Василий Каменский приехал раньше других. Я постучался к нему в номер. Каменский жил в гостинице «Палас-отель» на тогдашнем Головинском проспекте. За столом сидел человек с кудрявыми светлыми волосами, пушисто стоявшими над высоким открытым лбом. Перед ним лежал лист бумаги. На листе виднелись крупно выписанные буквы. Около каждой мелко теснились слова. Слова начинались с буквы, поставленной впереди. Каменский решал задачу, не дававшую многим покоя. Подбирая слова на определенную букву, пытался уловить присущий букве постоянный смысл.

О Каменском я знал очень мало. Возможно, потому разговор вышел поверхностным. Каменский показался величественным. Закинув голову, он мне сообщал:

– Футуризм обновит всю культуру. Футуризм не только движение в искусстве. Мы создадим футуристическую науку, новую физику, новую математику.

Он подарил мне пеструю тетрадь, отпечатанную на обороте ярких обоев. «Танго с коровами» – железобетонные поэмы. Авторы – Василий Каменский, Андрей Кравцов.

– Это неинтересно, – сказал Каменский, перелистывая творения неведомого мне Кравцова. И тут же выдрал половину страниц. Так о Кравцове я и не узнал ничего.

Что же касается до железобетонных поэм, то эти причудливо разграфленные листы, являвшиеся как бы планом описываемых в поэмах местностей, со столбиками слов, помещенных в разных графах, предназначались больше для рассматривания, чем для чтения. Для Каменского они были нехарактерны. Он скоро от них отошел.

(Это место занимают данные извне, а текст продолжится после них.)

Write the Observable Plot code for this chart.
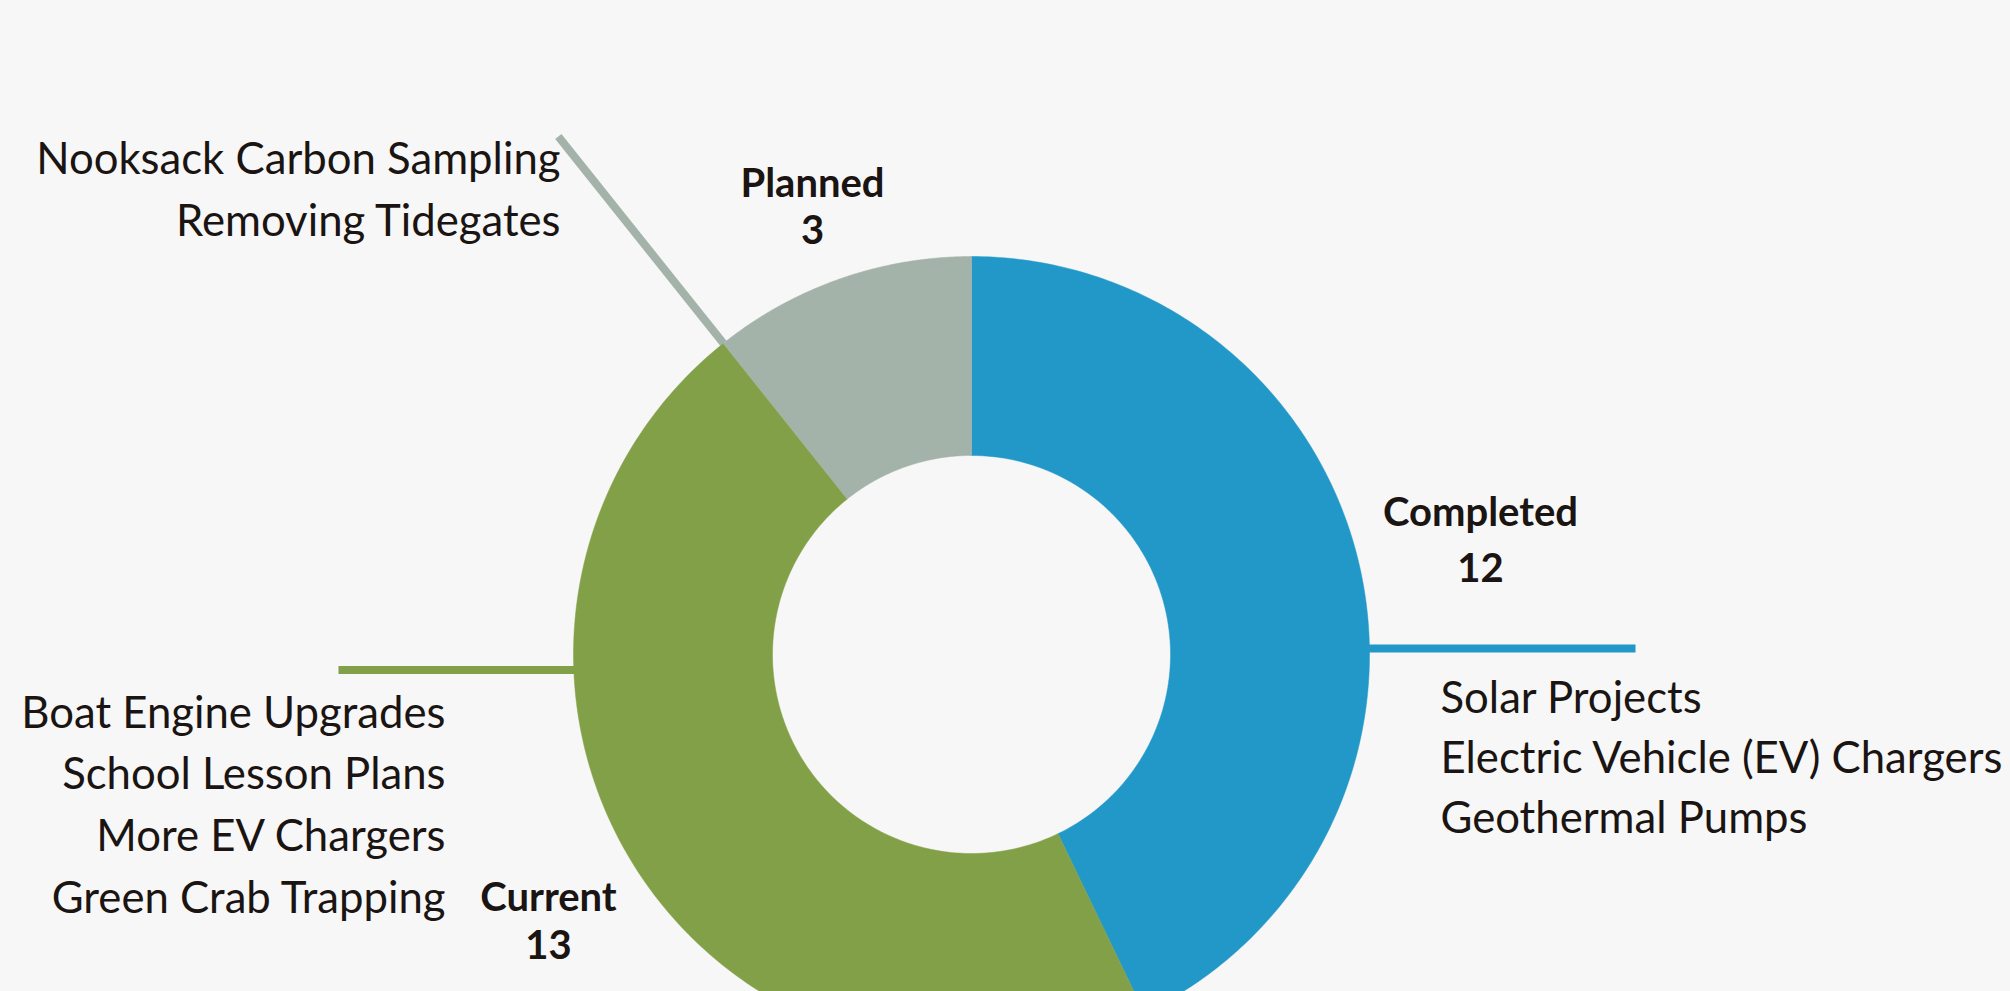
<!DOCTYPE html>
<html><head><meta charset="utf-8">
<script src="https://cdn.jsdelivr.net/npm/d3@7"></script>
<script src="https://cdn.jsdelivr.net/npm/@observablehq/plot@0.6"></script>
<style>
html,body{margin:0;padding:0;background:#f7f7f7;overflow:hidden;}
#chart svg{display:block}
</style></head><body><div id="chart"></div>
<script>
// ---- data ----
const categories = ["Completed", "Current", "Planned"];
const counts = [12, 13, 3];
const colors = ["#2298c9", "#82a047", "#a3b3a9"];
const completedItems = ["Solar Projects", "Electric Vehicle (EV) Chargers", "Geothermal Pumps"];
const currentItems = ["Boat Engine Upgrades", "School Lesson Plans", "More EV Chargers", "Green Crab Trapping"];
const plannedItems = ["Nooksack Carbon Sampling", "Removing Tidegates"];

// ---- layout (pixels) ----
const W = 2010, H = 991;
const CX = 971, CY = 654, R = 398, INNER = 0.5;
const px2x = (p) => (p - CX) / R;
const px2y = (p) => (CY - p) / R;

const FONT = "Lato";
const textColor = "#1a1412";

// donut polygons built from the pie layout of the counts
const slices = categories.map((c, i) => ({category: c, value: counts[i]}));
const arcs = d3.pie().sort(null).value(d => d.value).startAngle(0).endAngle(2 * Math.PI)(slices);
const ring = [];
for (const a of arcs) {
  const n = 200;
  for (let k = 0; k <= n; k++) {
    const t = a.startAngle + (a.endAngle - a.startAngle) * k / n;
    ring.push({category: a.data.category, x: Math.sin(t), y: Math.cos(t)});
  }
  for (let k = n; k >= 0; k--) {
    const t = a.startAngle + (a.endAngle - a.startAngle) * k / n;
    ring.push({category: a.data.category, x: INNER * Math.sin(t), y: INNER * Math.cos(t)});
  }
}
const boundaryPlanned = arcs[2].startAngle;

// leader lines
const leaders = [
  {category: "Completed", x: 0.95, y: px2y(648)}, {category: "Completed", x: px2x(1635), y: px2y(648)},
  {category: "Current", x: -0.95, y: px2y(669.5)}, {category: "Current", x: px2x(338), y: px2y(669.5)},
  {category: "Planned", x: Math.sin(boundaryPlanned), y: Math.cos(boundaryPlanned)},
  {category: "Planned", x: 1.665 * Math.sin(boundaryPlanned), y: 1.665 * Math.cos(boundaryPlanned)}
];

// item labels
const itemRows = [
  ...completedItems.map((t, i) => ({text: t, x: px2x(1440), y: px2y(712 + i * 60), anchor: "start"})),
  ...currentItems.map((t, i) => ({text: t, x: px2x(445), y: px2y(727 + i * 61.7), anchor: "end"})),
  ...plannedItems.map((t, i) => ({text: t, x: px2x(560), y: px2y(173 + i * 62), anchor: "end"}))
];
const catLabels = [
  {text: categories[0], x: px2x(1480), y: px2y(525)}, {text: String(counts[0]), x: px2x(1480), y: px2y(581)},
  {text: categories[1], x: px2x(548), y: px2y(910)}, {text: String(counts[1]), x: px2x(548), y: px2y(958)},
  {text: categories[2], x: px2x(812), y: px2y(196)}, {text: String(counts[2]), x: px2x(812), y: px2y(243)}
];

const chart = Plot.plot({
  width: W, height: H,
  margin: 0,
  style: {background: "#f7f7f7", fontFamily: FONT},
  x: {domain: [px2x(0), px2x(W)], axis: null},
  y: {domain: [px2y(H), px2y(0)], axis: null},
  color: {domain: categories, range: colors},
  marks: [
    Plot.line(leaders, {x: "x", y: "y", z: "category", stroke: "category", strokeWidth: 8, strokeLinecap: "butt"}),
    Plot.line(ring, {x: "x", y: "y", z: "category", fill: "category", stroke: "category", strokeWidth: 0.5, curve: "linear-closed"}),
    Plot.text(itemRows.filter(d => d.anchor === "start"), {x: "x", y: "y", text: "text", textAnchor: "start", lineAnchor: "bottom", fontSize: 43.7, fill: textColor}),
    Plot.text(itemRows.filter(d => d.anchor === "end"), {x: "x", y: "y", text: "text", textAnchor: "end", lineAnchor: "bottom", fontSize: 43.7, fill: textColor}),
    Plot.text(catLabels, {x: "x", y: "y", text: "text", textAnchor: "middle", lineAnchor: "bottom", fontSize: 40, fontWeight: "bold", fill: textColor})
  ]
});
document.getElementById("chart").append(chart);
</script>
</body></html>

Прошло несколько дней. Я возвращался из гимназии по проспекту. Маяковский вышел из гостиницы. Я увидел его с противоположного тротуара. Высокий, худой, молодой человек в лимонно-желтой кофте и красной феске. Он подозвал извозчика. К нему подплыл запряженный парой вместительный тифлисский «фаэтон». Прохожие удивленно оглядывались. Маяковский шагнул в экипаж. В усиливающем краски ярком весеннем солнце кофта отливала клейкой желтизной. Экипаж повлек по проспекту это веселое зрелище, напоминающее цветочную клумбу. Впечатление мое можно выразить в словах: сон сбывается наяву.

На следующий день я решил к нему пойти. Стукнул в дверь. Раздался голос: «войдите». Маяковский оглядел меня искоса. Я застал его перед уходом. Он расхаживал в жилете по номеру. Бархатный черный жилет, расшитый красными цветами. Он отнесся к моему появлению равнодушно и не задал никаких вопросов. Мне пришлось начать объяснения самому. Я интересуюсь футуризмом и знаю стихи Маяковского. Пишу стихи сам. Маяковский ничего не ответил. Лицо его было серьезно и озабочено. Казалось, он что-то разыскивает. Он вышел, оставив меня одного.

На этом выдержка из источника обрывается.